En route to Chicago.
The storm was going through the Midwest. My plane was fortunate to depart and land on time but many others, I later learned, were delayed or canceled. I know not when it started, but for some time now, prior to all my trips I pause and wonder if I would ever come back. So far I made it back each time. And I would always come back--until that one time when I won't.

II
Merchandise Mart, someone told me, has its own zip code. On floors 3, 10 and 11 are the manufacturers' showrooms. Booths were also set up on floors 7 and 8. Every single elevator was packed with people like sardines in a can. Feet were tired, shoulder grew heavy, all sensory inlets overloaded.


Even though it was my first time attending NeoCon, it was a disappointment. New products were few and far between. New innovations were more thinly scattered about. I know and understand the products and manufacturers enough to know that this year, everyone held back. Parties, too, were done at modest scales. Steelcase party only served one type of cocktail which tasted like melted Jolly Rancher with a teaspoon of vodka diluted in melting ice water. When asked if we could get vodka straight up, bartender refused.
No parties were held at empty floor of Sears Tower. It was the sign of times.

III

I like Chicago. The city is eclectic, fun, and most importantly, full of life. It would not be a bad city to consider living in.

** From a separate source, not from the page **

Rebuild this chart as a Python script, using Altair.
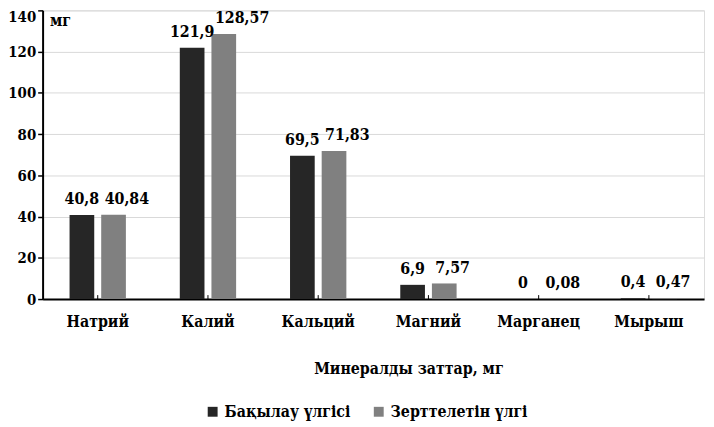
import altair as alt
import pandas as pd

categories = ["Натрий", "Калий", "Кальций", "Магний", "Марганец", "Мырыш"]
series = ["Бақылау үлгісі", "Зерттелетін үлгі"]
control = [40.8, 121.9, 69.5, 6.9, 0, 0.4]
studied = [40.84, 128.57, 71.83, 7.57, 0.08, 0.47]
colors = ["#262626", "#808080"]
y_ticks = [0, 20, 40, 60, 80, 100, 120, 140]

rows = []
for c, a, b in zip(categories, control, studied):
    rows.append({"cat": c, "series": series[0], "value": a, "label": str(a).replace(".", ",")})
    rows.append({"cat": c, "series": series[1], "value": b, "label": str(b).replace(".", ",")})
df = pd.DataFrame(rows)

FONT = "DejaVu Serif Condensed, DejaVu Serif"
FS = 16
W, H = 669, 292

x_enc = alt.X("cat:N", sort=categories,
              scale=alt.Scale(domain=categories, paddingInner=0.489, paddingOuter=0.2445),
              axis=alt.Axis(title="Минералды заттар, мг", labelAngle=0, ticks=False,
                            labelPadding=15, labelFontSize=FS, labelFont=FONT,
                            labelFontWeight="bold", labelColor="black",
                            domainColor="black", domainWidth=2, grid=False,
                            titleFont=FONT, titleFontSize=FS, titleFontWeight="bold",
                            titleColor="black", titleX=370, titleY=75,
                            titleAlign="center", titleBaseline="alphabetic"))
xo_enc = alt.XOffset("series:N", sort=series,
                     scale=alt.Scale(domain=series, paddingInner=0.22, paddingOuter=0))
y_enc = alt.Y("value:Q",
              scale=alt.Scale(domain=[0, 140], nice=False),
              axis=alt.Axis(title="мг", values=y_ticks, tickSize=5, tickColor="black",
                            tickWidth=1.5, domainColor="black", domainWidth=2,
                            gridColor="#d9d9d9", gridWidth=1,
                            labelFont=FONT, labelFontSize=15, labelFontWeight="bold",
                            labelColor="black", labelPadding=2,
                            labelOffset=alt.condition("datum.value == 140", alt.value(6), alt.value(0)),
                            titleAngle=0, titleAlign="left", titleBaseline="alphabetic",
                            titleX=7, titleY=15, titleFont=FONT, titleFontSize=FS,
                            titleFontWeight="bold", titleColor="black"))

base = alt.Chart(df)

bars = base.mark_bar().encode(
    x=x_enc, xOffset=xo_enc, y=y_enc,
    color=alt.Color("series:N", sort=series,
                    scale=alt.Scale(domain=series, range=colors),
                    legend=alt.Legend(title=None, orient="none", direction="horizontal",
                                      legendX=164, legendY=398, symbolType="square",
                                      symbolSize=100, symbolStrokeWidth=0,
                                      labelFont=FONT, labelFontSize=FS,
                                      labelFontWeight="bold", labelColor="black",
                                      labelOffset=4, columnPadding=20)),
)

text_dark = base.transform_filter(alt.datum.series == series[0]).mark_text(
    font=FONT, fontSize=FS, fontWeight="bold", color="black",
    align="center", baseline="alphabetic", dy=-11
).encode(x=alt.X("cat:N", sort=categories), xOffset=xo_enc, y="value:Q", text="label:N")

text_gray = base.transform_filter(alt.datum.series == series[1]).mark_text(
    font=FONT, fontSize=FS, fontWeight="bold", color="black",
    align="left", baseline="alphabetic", dx=-9, dy=-11
).encode(x=alt.X("cat:N", sort=categories), xOffset=xo_enc, y="value:Q", text="label:N")

ticks = alt.Chart(pd.DataFrame({"cat": categories})).mark_rule(
    color="black", strokeWidth=1
).encode(x=alt.X("cat:N", sort=categories), y=alt.value(H - 4), y2=alt.value(H))

chart = alt.layer(bars, ticks, text_dark, text_gray).properties(
    width=W, height=H,
    autosize=alt.AutoSizeParams(type="none"),
    padding={"left": 35, "top": 0, "right": 2, "bottom": 127},
).configure_view(stroke=None).configure(background="white")

chart.save("out.html", embed_options={"renderer": "svg", "actions": False})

Of the Chicago I have seen so far, Frank Gehry's Jay Pritzker Pavilion was the most impressive (for its acoustics), Anish Kapoor's strangely (or not) Jeff Koons-like outdoor sculpture Cloud Gate was the most amusing, the subway was the most nostalgic. I spent time in good company, sharing great meals, good Scotch, and engaging conversations. Views from Sears and Hancock Towers kept me in prolonged moments of awe. But the best moments I had in The Windy City were the ones I spent alone wandering the streets, map in tow but never bothering to look at it, eating Polish sausage and sweet potato fries at a hole in a wall, finding wonderfully well stocked bookstore, and crossing the streets before the lights turned green like the locals do.

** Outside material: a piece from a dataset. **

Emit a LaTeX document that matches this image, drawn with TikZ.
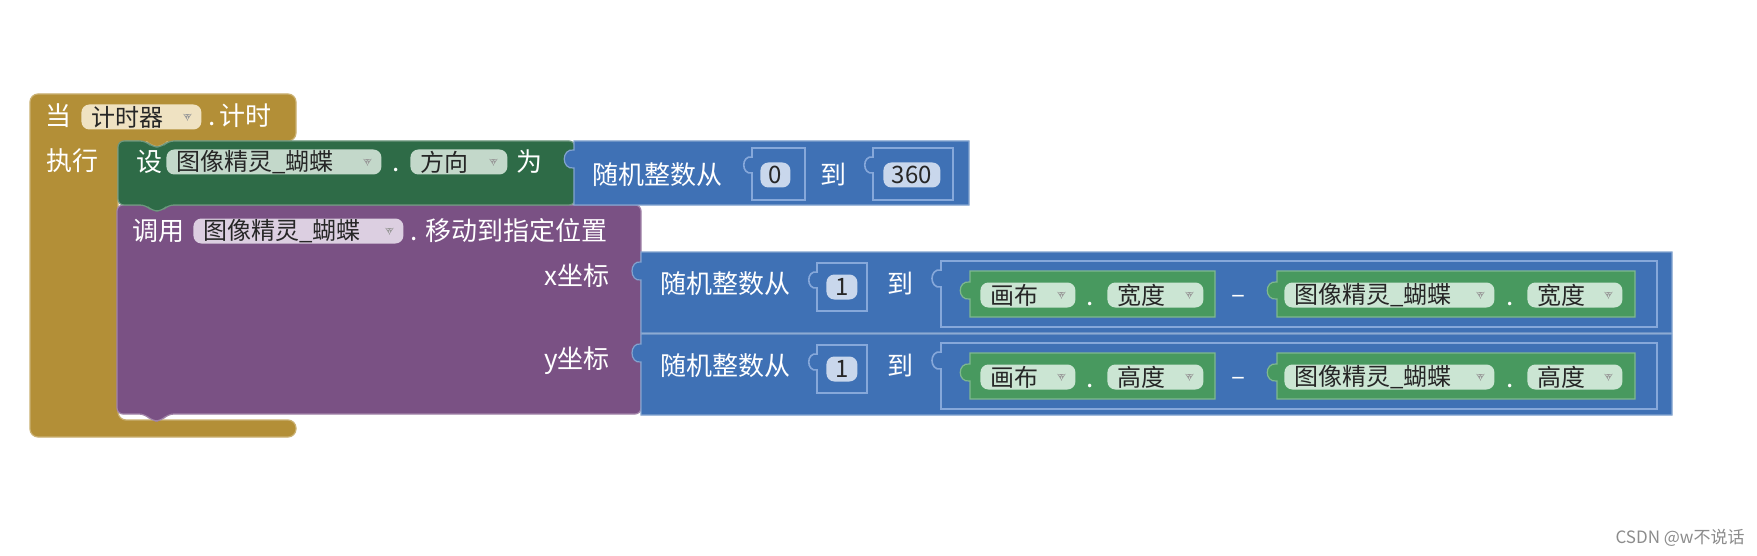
\documentclass[tikz,border=0pt]{standalone}
\usepackage{fontspec}
\setmainfont{Noto Sans CJK SC}
\usepackage{tikz}
\usetikzlibrary{positioning}
\definecolor{eventGold}{HTML}{B38F37}
\definecolor{setGreen}{HTML}{2E6B47}
\definecolor{mathBlue}{HTML}{3F71B5}
\definecolor{callPurple}{HTML}{7A5184}
\definecolor{getGreen}{HTML}{48995F}
\definecolor{socketLine}{HTML}{86A8DA}
\definecolor{goldPill}{HTML}{EFE2C2}
\definecolor{greenPill}{HTML}{C3D8CA}
\definecolor{purplePill}{HTML}{DCCFE1}
\definecolor{bluePill}{HTML}{C9D7EC}
\definecolor{getPill}{HTML}{CBE5D3}
\definecolor{markGray}{HTML}{9A9A9A}
\tikzset{
  blockLabel/.style={
    anchor=west, inner sep=0pt, text=white,
    text height=10.8pt, text depth=1.6pt,
    font=\fontsize{13pt}{15pt}\selectfont,
  },
  pill/.style={
    rectangle, rounded corners=4pt, fill=#1, anchor=west,
    inner xsep=5pt, inner ysep=0pt, minimum height=12.5pt,
    text=black!85, align=left, font=\fontsize{12pt}{13pt}\selectfont,
  },
  dropPill/.style={
    pill=#1,
    path picture={\fill[markGray]
      ([xshift=-9pt,yshift=1.4pt]path picture bounding box.east)
      -- ++(4pt,0) -- ++(-2pt,-3pt) -- cycle;},
  },
  numPill/.style={
    pill=bluePill, inner xsep=3pt, align=center,
  },
  blockEdge/.style={
    draw=#1, line width=0.6pt,
  },
  socket/.style={
    fill=mathBlue, draw=socketLine, line width=0.8pt,
  },
  watermark/.style={
    anchor=east, inner sep=0pt, text=black!45,
    font=\fontsize{8.5pt}{10pt}\selectfont,
  },
}

\begin{document}
\begin{tikzpicture}[x=0.5pt, y=-0.5pt]
\useasboundingbox (0,0) rectangle (1757,556);
\fill[white] (0,0) rectangle (1757,556);

% Event block: when timer fires
\filldraw[fill=eventGold, blockEdge=eventGold!70!white, rounded corners=4pt]
  (30,94) -- (296,94) -- (296,141) -- (168,141) -- (162,147) -- (152,147)
  -- (146,141) -- (118,141) -- (118,420) -- (296,420) -- (296,437)
  -- (30,437) -- cycle;

% Call block: move sprite
\filldraw[fill=callPurple, blockEdge=callPurple!70!white, rounded corners=3pt]
  (117,205) -- (641,205) -- (641,414) -- (168,414) -- (161,421)
  -- (152,421) -- (145,414) -- (117,414) -- cycle;

% Set block: heading
\filldraw[fill=setGreen, blockEdge=setGreen!70!white, rounded corners=3pt]
  (118,141) -- (146,141) -- (152,147) -- (162,147) -- (168,141)
  -- (575,141) -- (575,205) -- (168,205) -- (162,211) -- (152,211)
  -- (146,205) -- (118,205) -- cycle;

% Value block: random 0..360
\filldraw[fill=mathBlue, blockEdge=mathBlue!65!white]
  (574,141) -- (969,141) -- (969,205) -- (574,205) -- (574,168)
  .. controls (561,170) and (561,148) .. (574,150) -- cycle;
\filldraw[socket]
  (752,148) -- (805,148) -- (805,200) -- (752,200) -- (752,173)
  .. controls (741,175) and (741,155) .. (752,157) -- cycle;
\filldraw[socket]
  (873,148) -- (953,148) -- (953,200) -- (873,200) -- (873,173)
  .. controls (862,175) and (862,155) .. (873,157) -- cycle;

% Value blocks: random x / y
\foreach \dy in {0,82}
{
  \filldraw[fill=mathBlue, blockEdge=mathBlue!65!white]
    (641,252+\dy) -- (1672,252+\dy) -- (1672,333+\dy) -- (641,333+\dy)
    -- (641,280+\dy) .. controls (629,282+\dy) and (629,260+\dy)
    .. (641,262+\dy) -- cycle;
  \filldraw[socket]
    (817,263+\dy) -- (867,263+\dy) -- (867,311+\dy) -- (817,311+\dy)
    -- (817,288+\dy) .. controls (806,290+\dy) and (806,270+\dy)
    .. (817,272+\dy) -- cycle;
  \filldraw[socket]
    (941,261+\dy) -- (1657,261+\dy) -- (1657,327+\dy) -- (941,327+\dy)
    -- (941,287+\dy) .. controls (929,289+\dy) and (929,268+\dy)
    .. (941,270+\dy) -- cycle;
  \filldraw[fill=getGreen, blockEdge=getGreen!70!white]
    (970,271+\dy) -- (1215,271+\dy) -- (1215,317+\dy) -- (970,317+\dy)
    -- (970,299+\dy) .. controls (957,301+\dy) and (957,280+\dy)
    .. (970,282+\dy) -- cycle;
  \filldraw[fill=getGreen, blockEdge=getGreen!70!white]
    (1277,271+\dy) -- (1635,271+\dy) -- (1635,317+\dy) -- (1277,317+\dy)
    -- (1277,299+\dy) .. controls (1264,301+\dy) and (1264,280+\dy)
    .. (1277,282+\dy) -- cycle;
}

% Event header
\node[blockLabel] (whenLbl) at (45,116) {当};
\node[dropPill=goldPill, text width=50pt] (timerPill) at (81,117) {计时器};
\node[blockLabel] (timerEvt) at (208,116) {.\hspace{2pt}计时};
\node[blockLabel] (doLbl) at (46,161) {执行};

% Set heading
\node[blockLabel] (setLbl) at (136,162) {设};
\node[dropPill=greenPill, text width=97.5pt] (setSprite) at (166,162)
   {图像精灵\_蝴蝶};
\node[blockLabel] (setDot) at (392,162) {.};
\node[dropPill=greenPill, text width=38.5pt] (headPill) at (410,162) {方向};
\node[blockLabel] (toLbl) at (516,162) {为};

% Random heading
\node[blockLabel] (randHead) at (592,175) {随机整数从};
\node[numPill, text width=9pt] (headFrom) at (760,175) {0};
\node[blockLabel] (headTo) at (820,175) {到};
\node[numPill, text width=22.5pt] (headUpto) at (883,175) {360};

% Call move
\node[blockLabel] (callLbl) at (132,231) {调用};
\node[dropPill=purplePill, text width=95pt] (callSprite) at (193,231)
   {图像精灵\_蝴蝶};
\node[blockLabel] (moveLbl) at (410,231) {.\hspace{4pt}移动到指定位置};
\node[blockLabel, anchor=east] (xArg) at (610,276) {x坐标};
\node[blockLabel, anchor=east] (yArg) at (610,359) {y坐标};

% Random x / y
\foreach \dy/\r/\prop in {0/X/宽度, 82/Y/高度}
{
  \node[blockLabel] (rand\r) at (660,284+\dy) {随机整数从};
  \node[numPill, text width=9.5pt] (from\r) at (826,287+\dy) {1};
  \node[blockLabel] (to\r) at (887,284+\dy) {到};
  \node[dropPill=getPill, text width=37.5pt] (canvas\r) at (980,295+\dy)
     {画布};
  \node[blockLabel] (canvasDot\r) at (1086,296+\dy) {.};
  \node[dropPill=getPill, text width=38pt] (canvasProp\r) at (1107,295+\dy)
     {\prop};
  \node[blockLabel, anchor=center] (minus\r) at (1238,294+\dy) {–};
  \node[dropPill=getPill, text width=95pt] (sprite\r) at (1284,295+\dy)
     {图像精灵\_蝴蝶};
  \node[blockLabel] (spriteDot\r) at (1506,296+\dy) {.};
  \node[dropPill=getPill, text width=37.5pt] (spriteProp\r) at (1527,295+\dy)
     {\prop};
}

\node[watermark] (credit) at (1745,538) {CSDN @w不说话};

\end{tikzpicture}
\end{document}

But even in the midst of city with glitz and charm and life, the first waking moments of every morning felt desolate. I looked over at the undisturbed pillows and sheets next to me. Only one person was in my mind. Even the change of pace and scenery couldn't help it.

IV

Onekama, Michigan, is a six hour drive from Chicago. Thank god for my iPod and the bountiful greenery around that kept me company. I listened to John Adams' Naive and Sentimental Music and a lot of Schubert driving up (days later, on my way back was a Mozart fest, including Le Nozze di Figaro in entirety). Around the little town of Holland, dull but persistent pain troubled my right shoulder. I knew rain was on the way.

V

She gave me the same room I had stayed in before. First thing I did in the room was to get down on the floor and look under the dresser. There, plugged on the outlet, was the adapter plug I accidentally left there ten months ago. I reached under to retrieve it. Some things have a way of getting lost, then finding a way back. Like a dozen treasured photos of my childhood that I had once lost. Like this adapter plug. People, too, have a way of coming back. Sometimes.

The storm came the next night. It sent a poor standard white poodle in a frenzied panic attack. Me--well, I loved it. It felt like summer.
By bedtime, the storm was hitting hard. I went to sleep, listening both to threatening thunder outside and Beethoven's Pathetique. The storm caused power failure that lasted all next day. A little inconvenience was well worth one spectacular night of summer thunderstorm.


Last time I was in Onekama, I wasn't sure if I could ever come back. But here I was again, less than a year later. I sensed a certain melancholy here that I did not feel here before. Nothing had changed at Rosegate. What changed was me.


VI
Soon after the plane left O'Hare, I found myself enshrouded in so many thoughts. And like I did in Ojai listening to Dawn Upshaw singing Alban Berg's Die Nachtigall, I tilted my head back and closed my eyes. But when one single drop of tear escaped through the corner of my eye, the flood gate was open. I let them come as they are.